> _Requirements_
Repeat exactly, and only, the lines from the one that contains "Emit a web page" through the one that contains "const yTicks = [0, 20, 40, 60, 80, 100];", both ends included.

> _Task material_
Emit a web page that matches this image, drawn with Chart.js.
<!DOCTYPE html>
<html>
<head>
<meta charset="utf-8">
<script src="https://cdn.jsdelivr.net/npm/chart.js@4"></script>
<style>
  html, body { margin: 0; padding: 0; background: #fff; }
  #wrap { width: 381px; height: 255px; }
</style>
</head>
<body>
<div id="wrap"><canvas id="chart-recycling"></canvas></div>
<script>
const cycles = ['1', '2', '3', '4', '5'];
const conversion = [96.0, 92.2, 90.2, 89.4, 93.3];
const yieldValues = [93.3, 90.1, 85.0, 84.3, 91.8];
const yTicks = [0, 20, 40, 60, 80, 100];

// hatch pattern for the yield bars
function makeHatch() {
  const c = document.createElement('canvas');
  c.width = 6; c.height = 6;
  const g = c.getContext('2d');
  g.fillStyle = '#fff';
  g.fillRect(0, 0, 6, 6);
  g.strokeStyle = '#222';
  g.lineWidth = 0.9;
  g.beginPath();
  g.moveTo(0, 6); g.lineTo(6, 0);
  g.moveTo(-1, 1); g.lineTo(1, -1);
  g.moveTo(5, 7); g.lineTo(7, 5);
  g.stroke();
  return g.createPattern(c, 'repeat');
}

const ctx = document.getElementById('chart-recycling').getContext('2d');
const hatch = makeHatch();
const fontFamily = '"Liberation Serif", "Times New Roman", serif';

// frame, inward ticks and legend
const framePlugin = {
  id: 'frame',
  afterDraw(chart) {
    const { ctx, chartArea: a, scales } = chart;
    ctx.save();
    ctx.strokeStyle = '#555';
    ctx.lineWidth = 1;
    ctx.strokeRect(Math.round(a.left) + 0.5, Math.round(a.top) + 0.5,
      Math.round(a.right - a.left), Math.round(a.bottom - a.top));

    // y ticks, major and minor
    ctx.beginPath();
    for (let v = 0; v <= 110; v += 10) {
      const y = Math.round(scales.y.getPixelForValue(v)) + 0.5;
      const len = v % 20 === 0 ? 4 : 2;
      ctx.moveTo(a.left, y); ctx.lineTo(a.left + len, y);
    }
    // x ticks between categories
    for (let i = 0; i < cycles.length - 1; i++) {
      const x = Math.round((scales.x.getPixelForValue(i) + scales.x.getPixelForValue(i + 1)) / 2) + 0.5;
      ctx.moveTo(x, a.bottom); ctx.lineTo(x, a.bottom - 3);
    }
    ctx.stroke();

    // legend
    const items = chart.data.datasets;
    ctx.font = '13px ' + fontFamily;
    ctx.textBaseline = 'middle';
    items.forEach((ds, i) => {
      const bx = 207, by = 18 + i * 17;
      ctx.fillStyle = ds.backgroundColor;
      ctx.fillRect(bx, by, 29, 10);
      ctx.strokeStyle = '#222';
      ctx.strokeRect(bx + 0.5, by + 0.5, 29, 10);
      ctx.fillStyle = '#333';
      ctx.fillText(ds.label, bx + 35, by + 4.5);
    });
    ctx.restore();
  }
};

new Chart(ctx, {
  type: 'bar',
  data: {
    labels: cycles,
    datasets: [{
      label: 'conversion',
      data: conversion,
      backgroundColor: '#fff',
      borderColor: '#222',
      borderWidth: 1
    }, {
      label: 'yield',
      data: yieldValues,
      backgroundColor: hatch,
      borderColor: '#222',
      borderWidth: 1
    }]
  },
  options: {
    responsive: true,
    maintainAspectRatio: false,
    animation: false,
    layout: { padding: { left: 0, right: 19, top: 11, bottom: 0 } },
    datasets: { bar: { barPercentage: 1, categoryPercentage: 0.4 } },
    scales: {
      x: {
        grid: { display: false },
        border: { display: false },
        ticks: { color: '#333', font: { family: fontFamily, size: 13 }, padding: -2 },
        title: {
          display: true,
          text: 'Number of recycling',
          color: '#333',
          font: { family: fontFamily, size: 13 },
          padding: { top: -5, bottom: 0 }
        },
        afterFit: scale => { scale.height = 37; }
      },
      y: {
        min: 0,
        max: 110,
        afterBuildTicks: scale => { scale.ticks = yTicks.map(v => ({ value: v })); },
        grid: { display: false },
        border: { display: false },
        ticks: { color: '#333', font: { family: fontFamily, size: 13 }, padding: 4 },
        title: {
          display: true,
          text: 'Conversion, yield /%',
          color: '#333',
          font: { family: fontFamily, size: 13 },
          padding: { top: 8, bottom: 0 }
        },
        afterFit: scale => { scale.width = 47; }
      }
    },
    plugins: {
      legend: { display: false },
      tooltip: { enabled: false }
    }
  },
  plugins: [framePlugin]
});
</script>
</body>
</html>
==
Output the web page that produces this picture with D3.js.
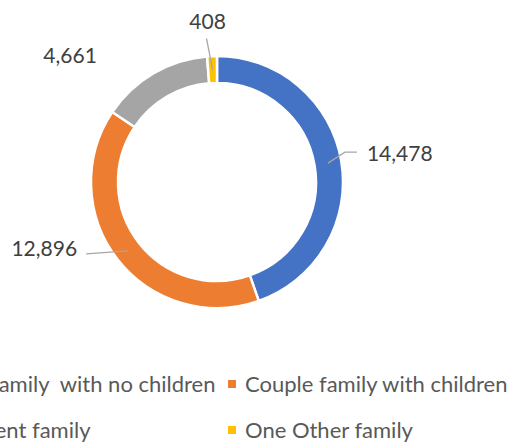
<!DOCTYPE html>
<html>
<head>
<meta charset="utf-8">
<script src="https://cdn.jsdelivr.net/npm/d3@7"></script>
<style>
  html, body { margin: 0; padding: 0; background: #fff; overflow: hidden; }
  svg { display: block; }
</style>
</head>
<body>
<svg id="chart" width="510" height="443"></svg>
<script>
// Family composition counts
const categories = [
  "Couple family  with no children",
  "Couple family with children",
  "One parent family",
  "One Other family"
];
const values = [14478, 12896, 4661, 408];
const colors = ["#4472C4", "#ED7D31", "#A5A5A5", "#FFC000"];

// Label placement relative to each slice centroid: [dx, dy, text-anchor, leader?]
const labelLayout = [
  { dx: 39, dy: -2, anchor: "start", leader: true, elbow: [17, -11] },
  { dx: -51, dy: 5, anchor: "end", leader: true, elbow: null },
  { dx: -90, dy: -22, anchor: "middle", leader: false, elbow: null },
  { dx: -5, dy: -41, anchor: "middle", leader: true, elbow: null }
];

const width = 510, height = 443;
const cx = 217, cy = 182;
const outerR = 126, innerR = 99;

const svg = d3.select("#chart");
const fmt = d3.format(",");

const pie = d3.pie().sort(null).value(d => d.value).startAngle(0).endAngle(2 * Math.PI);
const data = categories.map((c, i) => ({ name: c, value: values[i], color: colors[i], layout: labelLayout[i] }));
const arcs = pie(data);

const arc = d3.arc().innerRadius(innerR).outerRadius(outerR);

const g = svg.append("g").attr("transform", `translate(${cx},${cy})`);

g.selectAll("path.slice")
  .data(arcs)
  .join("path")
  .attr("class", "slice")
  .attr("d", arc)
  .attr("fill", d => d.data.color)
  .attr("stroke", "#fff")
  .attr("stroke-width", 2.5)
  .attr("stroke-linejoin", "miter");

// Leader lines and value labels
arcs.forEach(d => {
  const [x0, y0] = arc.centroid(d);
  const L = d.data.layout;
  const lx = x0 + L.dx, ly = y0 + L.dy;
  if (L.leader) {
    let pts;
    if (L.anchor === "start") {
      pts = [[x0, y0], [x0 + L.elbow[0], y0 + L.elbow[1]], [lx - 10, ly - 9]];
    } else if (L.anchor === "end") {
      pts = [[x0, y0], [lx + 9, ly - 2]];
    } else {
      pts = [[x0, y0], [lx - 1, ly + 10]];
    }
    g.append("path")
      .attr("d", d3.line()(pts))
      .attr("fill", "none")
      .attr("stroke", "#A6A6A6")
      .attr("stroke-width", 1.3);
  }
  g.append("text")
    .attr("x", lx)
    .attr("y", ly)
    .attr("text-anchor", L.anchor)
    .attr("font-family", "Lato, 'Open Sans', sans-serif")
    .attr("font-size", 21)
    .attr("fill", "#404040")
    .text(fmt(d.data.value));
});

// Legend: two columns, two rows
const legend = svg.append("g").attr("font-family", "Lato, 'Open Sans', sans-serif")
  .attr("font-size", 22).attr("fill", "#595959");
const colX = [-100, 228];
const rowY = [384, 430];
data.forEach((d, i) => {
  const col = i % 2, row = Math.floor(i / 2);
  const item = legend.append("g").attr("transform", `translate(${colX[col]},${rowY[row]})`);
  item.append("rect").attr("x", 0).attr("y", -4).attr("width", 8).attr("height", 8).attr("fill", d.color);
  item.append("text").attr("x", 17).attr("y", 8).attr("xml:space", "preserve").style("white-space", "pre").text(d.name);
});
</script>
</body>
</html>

> _Response to the exercise_
Emit a web page that matches this image, drawn with Chart.js.
<!DOCTYPE html>
<html>
<head>
<meta charset="utf-8">
<script src="https://cdn.jsdelivr.net/npm/chart.js@4"></script>
<style>
  html, body { margin: 0; padding: 0; background: #fff; }
  #wrap { width: 381px; height: 255px; }
</style>
</head>
<body>
<div id="wrap"><canvas id="chart-recycling"></canvas></div>
<script>
const cycles = ['1', '2', '3', '4', '5'];
const conversion = [96.0, 92.2, 90.2, 89.4, 93.3];
const yieldValues = [93.3, 90.1, 85.0, 84.3, 91.8];
const yTicks = [0, 20, 40, 60, 80, 100];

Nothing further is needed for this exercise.